Birmingham City Council (24 018 340)
Category : Housing > Allocations
Decision : Closed after initial enquiries
Decision date : 25 Feb 2025
The Ombudsman's final decision:
Summary: We will not investigate this complaint about the Council’s assessment of a housing application. There is insufficient evidence of fault which would warrant an investigation.
The complaint
- Mr X complained about the Council’s assessment of his housing application. He says that he has always provided information requested by the Council ha snow told him it cannot process his application without further documents.
The Ombudsman’s role and powers
- We investigate complaints of injustice caused by ‘maladministration’ and ‘service failure’. I have used the word fault to refer to these. We consider whether there was fault in the way an organisation made its decision.

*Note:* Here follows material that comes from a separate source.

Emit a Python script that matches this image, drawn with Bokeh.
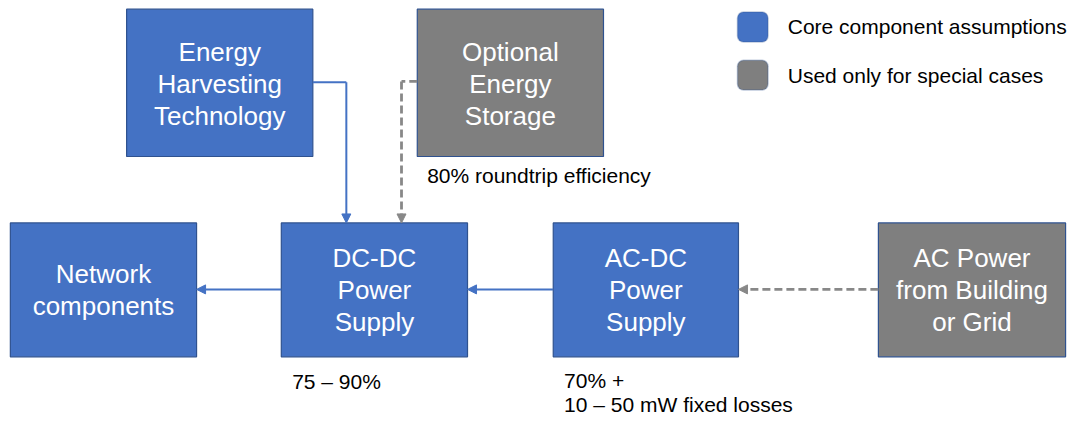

If there was no fault in how the organisation made its decision, we cannot question the outcome. (Local Government Act 1974, section 34(3), as amended)
How I considered this complaint
- I considered information provided by the complainant and the Council. I have also considered the Council’s housing allocations policy.
- I considered the Ombudsman’s Assessment Code.
My assessment
- Mr X says that the Council has failed to process his housing application form even though he has always provided the required evidence in the past. The Council’s housing allocations policy requires applicants to submit documents as evidence that they are eligible under the scheme. There is a list of the basic documents required in section 2 of the policy and it says that any other documents may be required to prove eligibility for social housing or qualification under the scheme.
- Mr X complained to the Council about its action and it told him that it would not process his application without the required verification. In December 2024 the outstanding information was evidence of payslips and bank account statement details. The Council says it will activate his application once it has received the documents required.
- We may not find fault with a council for failing to re-house someone, if it has prioritised applicants and allocated properties according to its published lettings scheme policy. Mr X is required to provide the information as part of the due diligence verification process in the housing allocations policy. Once he has done this and the application is assessed, he will have a right to challenge any decision on his application or priority by way of a review under the Housing Act 1996.
Final decision
- We will not investigate this complaint about the Council’s assessment of a housing application. There is insufficient evidence of fault which would warrant an investigation.